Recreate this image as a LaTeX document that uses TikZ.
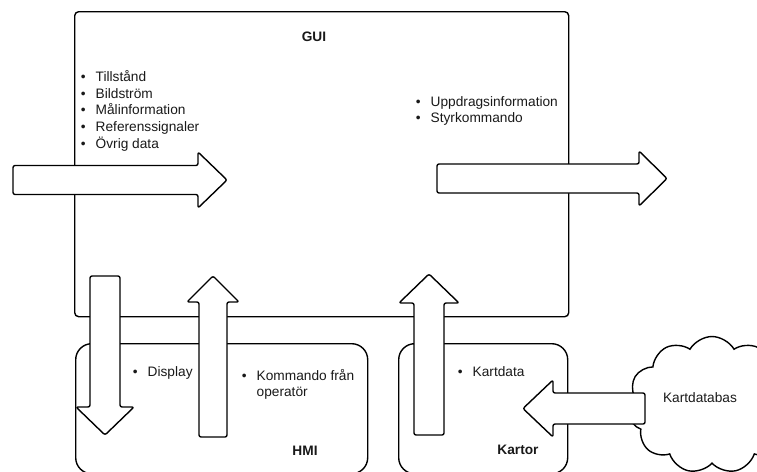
\documentclass[tikz,border=0pt]{standalone}
\usepackage{fontspec}
\setmainfont{Liberation Sans}
\usetikzlibrary{shapes.symbols}
\newcommand\blt{\makebox[14.9pt][l]{•}}
\begin{document}
\begin{tikzpicture}[x=1pt,y=-1pt,
  box/.style={draw=black,line width=1.4pt,inner sep=0pt,anchor=north west},
  blockarrow/.style={draw=black,fill=white,line width=1.4pt,rounded corners=2pt,line join=round},
  lbl/.style={inner sep=0pt,font=\fontsize{13.7}{16.7}\selectfont,text=black!90},
  title/.style={lbl,font=\fontsize{13.7}{16.7}\selectfont\bfseries}]
\useasboundingbox (0,0) rectangle (757,471);
% boxes
\node[box,rounded corners=4pt,minimum width=494pt,minimum height=305pt] (gui) at (74,11) {};
\node[box,rounded corners=16pt,minimum width=292pt,minimum height=130pt] (hmi) at (75,343) {};
\node[box,rounded corners=16pt,minimum width=169pt,minimum height=130pt] (kartor) at (398,343) {};
\node[cloud,draw=black,line width=1.4pt,cloud puffs=11,cloud puff arc=120,cloud ignores aspect,
      minimum width=169pt,minimum height=137pt,inner sep=0pt] (kdb) at (712,405) {};
% block arrows
\draw[blockarrow] (13,165.5) -- (198,165.5) -- (198,152) -- (227,180) -- (198,208) -- (198,194.5) -- (13,194.5) -- cycle;
\draw[blockarrow] (437,164) -- (639,164) -- (639,151) -- (667,178.5) -- (639,206) -- (639,193) -- (437,193) -- cycle;
\draw[blockarrow] (90,276) -- (120,276) -- (120,407) -- (134,407) -- (105,435) -- (76,407) -- (90,407) -- cycle;
\draw[blockarrow] (199,437) -- (199,302) -- (187,302) -- (213,276) -- (239,302) -- (227,302) -- (227,437) -- cycle;
\draw[blockarrow] (414,435) -- (414,303) -- (399,303) -- (429,274) -- (459,303) -- (444,303) -- (444,435) -- cycle;
\draw[blockarrow] (645,393) -- (553,393) -- (553,380) -- (523,408.5) -- (553,437) -- (553,424) -- (645,424) -- cycle;
% texts
\node[title,anchor=base] (guititle) at (314,41) {GUI};
\node[lbl,anchor=base west] (inlist) at (80.6,81.5) {\begin{tabular}[t]{@{}l@{}}\blt Tillstånd\\\blt Bildström\\\blt Målinformation\\\blt Referenssignaler\\\blt Övrig data\end{tabular}};
\node[lbl,anchor=base west] (outlist) at (415.6,106) {\begin{tabular}[t]{@{}l@{}}\blt Uppdragsinformation\\\blt Styrkommando\end{tabular}};
\node[lbl,anchor=base west] (display) at (132.6,376.7) {\blt Display};
\node[lbl,anchor=base west] (kommando) at (241.6,380) {\begin{tabular}[t]{@{}l@{}}\blt Kommando från\\\hspace*{14.9pt}operatör\end{tabular}};
\node[lbl,anchor=base west] (kartdata) at (457.6,376) {\blt Kartdata};
\node[title,anchor=base] (hmititle) at (305,455) {HMI};
\node[title,anchor=base] (kartortitle) at (518,454) {Kartor};
\node[lbl,anchor=base] (kdbtext) at (700,402) {Kartdatabas};
\end{tikzpicture}
\end{document}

• [The task] Print the complete listing exactly as it stands, without its pictures.

• [Expected answer]
Recreate this image as a LaTeX document that uses TikZ.
\documentclass[tikz,border=0pt]{standalone}
\usepackage{fontspec}
\setmainfont{Liberation Sans}
\usetikzlibrary{shapes.symbols}
\newcommand\blt{\makebox[14.9pt][l]{•}}
\begin{document}
\begin{tikzpicture}[x=1pt,y=-1pt,
  box/.style={draw=black,line width=1.4pt,inner sep=0pt,anchor=north west},
  blockarrow/.style={draw=black,fill=white,line width=1.4pt,rounded corners=2pt,line join=round},
  lbl/.style={inner sep=0pt,font=\fontsize{13.7}{16.7}\selectfont,text=black!90},
  title/.style={lbl,font=\fontsize{13.7}{16.7}\selectfont\bfseries}]
\useasboundingbox (0,0) rectangle (757,471);
% boxes
\node[box,rounded corners=4pt,minimum width=494pt,minimum height=305pt] (gui) at (74,11) {};
\node[box,rounded corners=16pt,minimum width=292pt,minimum height=130pt] (hmi) at (75,343) {};
\node[box,rounded corners=16pt,minimum width=169pt,minimum height=130pt] (kartor) at (398,343) {};
\node[cloud,draw=black,line width=1.4pt,cloud puffs=11,cloud puff arc=120,cloud ignores aspect,
      minimum width=169pt,minimum height=137pt,inner sep=0pt] (kdb) at (712,405) {};
% block arrows
\draw[blockarrow] (13,165.5) -- (198,165.5) -- (198,152) -- (227,180) -- (198,208) -- (198,194.5) -- (13,194.5) -- cycle;
\draw[blockarrow] (437,164) -- (639,164) -- (639,151) -- (667,178.5) -- (639,206) -- (639,193) -- (437,193) -- cycle;
\draw[blockarrow] (90,276) -- (120,276) -- (120,407) -- (134,407) -- (105,435) -- (76,407) -- (90,407) -- cycle;
\draw[blockarrow] (199,437) -- (199,302) -- (187,302) -- (213,276) -- (239,302) -- (227,302) -- (227,437) -- cycle;
\draw[blockarrow] (414,435) -- (414,303) -- (399,303) -- (429,274) -- (459,303) -- (444,303) -- (444,435) -- cycle;
\draw[blockarrow] (645,393) -- (553,393) -- (553,380) -- (523,408.5) -- (553,437) -- (553,424) -- (645,424) -- cycle;
% texts
\node[title,anchor=base] (guititle) at (314,41) {GUI};
\node[lbl,anchor=base west] (inlist) at (80.6,81.5) {\begin{tabular}[t]{@{}l@{}}\blt Tillstånd\\\blt Bildström\\\blt Målinformation\\\blt Referenssignaler\\\blt Övrig data\end{tabular}};
\node[lbl,anchor=base west] (outlist) at (415.6,106) {\begin{tabular}[t]{@{}l@{}}\blt Uppdragsinformation\\\blt Styrkommando\end{tabular}};
\node[lbl,anchor=base west] (display) at (132.6,376.7) {\blt Display};
\node[lbl,anchor=base west] (kommando) at (241.6,380) {\begin{tabular}[t]{@{}l@{}}\blt Kommando från\\\hspace*{14.9pt}operatör\end{tabular}};
\node[lbl,anchor=base west] (kartdata) at (457.6,376) {\blt Kartdata};
\node[title,anchor=base] (hmititle) at (305,455) {HMI};
\node[title,anchor=base] (kartortitle) at (518,454) {Kartor};
\node[lbl,anchor=base] (kdbtext) at (700,402) {Kartdatabas};
\end{tikzpicture}
\end{document}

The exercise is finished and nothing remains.